Sunday, January 19, 2014

The Boiling Point

 Photos Courtesy of  Reuters and AFP

The Boiling Point: The Deadly Clash on 3rd January 2014

"Cambodia stands at a crossroads, change is coming to Cambodia faster than many anticipated." ~ Surya Subedy, U.N. Human Rights Envoy to Cambodia  

Cambodia has made familiar headlines again not seen since the deadly crackdown on protests in 1998. The country is going through tremendous social and political upheaval since the last national elections on July 2013.  On 3rd January 2014, most Cambodians and people around the world were shocked and shaken by the images and the video clips of the savagery of the brutal force by military police against striking garment workers, who just exercised their rights to demand a living wage of $160 on Veng Sreng Street in the capital city of Phnom-Penh.  The strike turned fatal as the military police used AK-47 assault rifles to fire life bullets directly into the crowds of rocks, slingshots, and Molotov cocktails throwing protesters killing at least five dead and injured more than forty and most of them with gunshot wounds.  Twenty-three other strikers, activists, and union representatives were also arrested by soldiers during a protest and held in a Kompong Cham maximum-security prison at this writing. 

The next day, a large group of military police accompanied by a group of men dressed in plain clothes with a red ribbon around their arms wielding sticks, batons, metal pipes and axes stormed and drove the peaceful protestors Phnom-Penh’s Freedom Park, which had served as the Cambodian National Rescue Party’s base for the last three months.  

In Cambodia many people have been deprived of civil rights and liberties.
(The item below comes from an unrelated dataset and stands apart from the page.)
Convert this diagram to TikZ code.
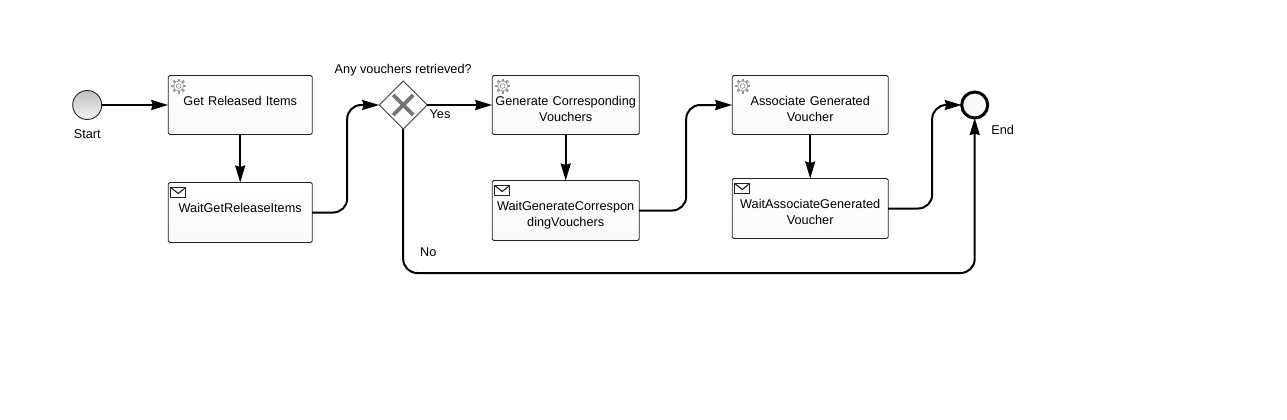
\documentclass[tikz,border=0pt]{standalone}
\usepackage{fontspec}
\setmainfont{Liberation Sans}
\usetikzlibrary{positioning}
\usetikzlibrary{arrows.meta}
\usetikzlibrary{shapes.geometric}
\definecolor{edgegray}{HTML}{222222}
\tikzset{basic/.style={draw=edgegray,line width=0.9pt,top color=white,bottom color=black!2}}
\tikzset{task/.style={basic,rectangle,rounded corners=1.5pt,inner sep=0pt,outer sep=0pt,align=center,font=\fontsize{12.7}{16}\selectfont,text width=#1,text height=29.5pt,text depth=29.5pt}}
\tikzset{waittask/.style={task=#1,text depth=30.5pt}}
\tikzset{gate/.style={basic,diamond,aspect=1,inner sep=0pt,outer sep=0pt,minimum size=48pt,draw=black!75}}
\tikzset{startevent/.style={circle,draw=edgegray,line width=0.9pt,top color=black!25,bottom color=black!5,inner sep=0pt,outer sep=0pt,minimum size=29pt}}
\tikzset{endevent/.style={circle,draw=black,line width=3pt,fill=black!2,inner sep=0pt,outer sep=0pt,minimum size=26pt}}
\tikzset{caption/.style={font=\fontsize{12.7}{16}\selectfont,inner sep=0pt}}
\tikzset{flow/.style={draw,line width=2pt,-{Stealth[length=17pt,width=10pt,inset=1.5pt]},rounded corners=14pt}}
\tikzset{gearicon/.pic={
    \foreach \ang in {0,45,...,315}
        \draw[black!40,line width=2.4pt] (0,0) -- (\ang:7.5);
    \draw[black!40,line width=0.7pt,fill=white] (0,0) circle (5);
    \draw[black!40,line width=0.7pt] (0,0) circle (2.4);
}}
\tikzset{mailicon/.pic={
    \draw[edgegray,line width=1.1pt,fill=white] (-7.5,-5) rectangle (7.5,5);
    \draw[edgegray,line width=1.1pt] (-7.5,-5) -- (0,1) -- (7.5,-5);
}}
\begin{document}
\begin{tikzpicture}[x=1pt,y=-1pt]
        \useasboundingbox (0,0) rectangle (1287,420);
        \node[startevent] (start) at (87.2,105) {};
        \node[caption,below=10pt of start] (startlabel) {Start};
        \node[task=144pt,right=66.5pt of start] (getitems) {Get Released Items};
        \node[waittask=144pt,below=48pt of getitems] (waititems) {WaitGetReleaseItems};
        \node[gate,right=67pt of getitems] (anyvouchers) {};
        \draw[black!55,line width=3.6pt] ([shift={(-10,-10)}]anyvouchers.center) -- ([shift={(10,10)}]anyvouchers.center);
        \draw[black!55,line width=3.6pt] ([shift={(10,-10)}]anyvouchers.center) -- ([shift={(-10,10)}]anyvouchers.center);
        \node[caption,above=29pt of anyvouchers.center] (gatelabel) {Any vouchers retrieved?};
        \node[task=147pt,right=65pt of anyvouchers] (generate) {Generate Corresponding\\Vouchers};
        \node[waittask=147pt,below=46pt of generate] (waitgenerate) {WaitGenerateCorrespon\\dingVouchers};
        \node[task=156pt,right=93pt of generate] (associate) {Associate Generated\\Voucher};
        \node[waittask=156pt,below=44pt of associate] (waitassociate) {WaitAssociateGenerated\\Voucher};
        \node[endevent,right=73.5pt of associate] (end) {};
        \node[caption] (endlabel) at (1002.7,129.5) {End};
        \node[caption] (yeslabel) at (440,114.5) {Yes};
        \node[caption] (nolabel) at (428.2,252.5) {No};
        % icons in the task corners
        \pic at ([shift={(10.5,10.5)}]getitems.north west) {gearicon};
        \pic at ([shift={(10.5,10.5)}]generate.north west) {gearicon};
        \pic at ([shift={(10.5,10.5)}]associate.north west) {gearicon};
        \pic at ([shift={(10,10)}]waititems.north west) {mailicon};
        \pic at ([shift={(10,10)}]waitgenerate.north west) {mailicon};
        \pic at ([shift={(10,10)}]waitassociate.north west) {mailicon};
        % bends of the connectors
        \coordinate (bend1) at (347.2,160);
        \coordinate (bend2) at (686.2,160);
        \coordinate (bend3) at (932.2,160);
        \coordinate (bend4) at (690,273);
        \path[flow] (start) -- (getitems);
        \path[flow] (getitems) -- (waititems);
        \path[flow] (waititems.east) -| (bend1) |- (anyvouchers.west);
        \path[flow] (anyvouchers) -- (generate);
        \path[flow] (generate) -- (waitgenerate);
        \path[flow] (waitgenerate.east) -| (bend2) |- (associate.west);
        \path[flow] (associate) -- (waitassociate);
        \path[flow] (waitassociate.east) -| (bend3) |- (end.west);
        \path[flow] (anyvouchers.south) |- (bend4) -| (end.south);
    \end{tikzpicture}
\end{document}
Following this crack down, the government issued a statement explaining that the constitutional freedom to assemble in the city would be banned indefinitely “until security and public order is guaranteed."   This suspension of Cambodian Constitutional Rights is unlawful according Articles 37 and 41.  At a press conference at the High Commissioner for Human Rights (OHCHR) in Phnom-Penh to wrap up his six days fact-finding mission, U.N. Human Rights envoy Surya Subedy condemned the use of lethal force against the protesters and added that "the ban on demonstration should be lifted." 

Cambodia has reached a boiling point where the ruling party had decided to use armed forces with AK-47 assault rifles to crackdown on the social and political demands of the citizens.  The impact of this deadly clash has grave consequences in terms of human security.  In a democratic society, the authorities cannot ignore the demands of the citizens.   The government needs to embrace a constructive and cooperative resolution by discarding the excessive use of violence to address workers’ demands and to deal with political dissent.  Ensuring social order and the continued peace is in the best interest of all people.  Given the current levels of tension, the ruling party must abandon confrontational rhetoric and exercising restraint towards protestors to build stability and prosperity.  Political reconciliation norms through dialogue, compromise, and a legislature that enjoys by all are keys to solve this deadlock.  Good cannot come from force or fear.  The alternative is unimaginable.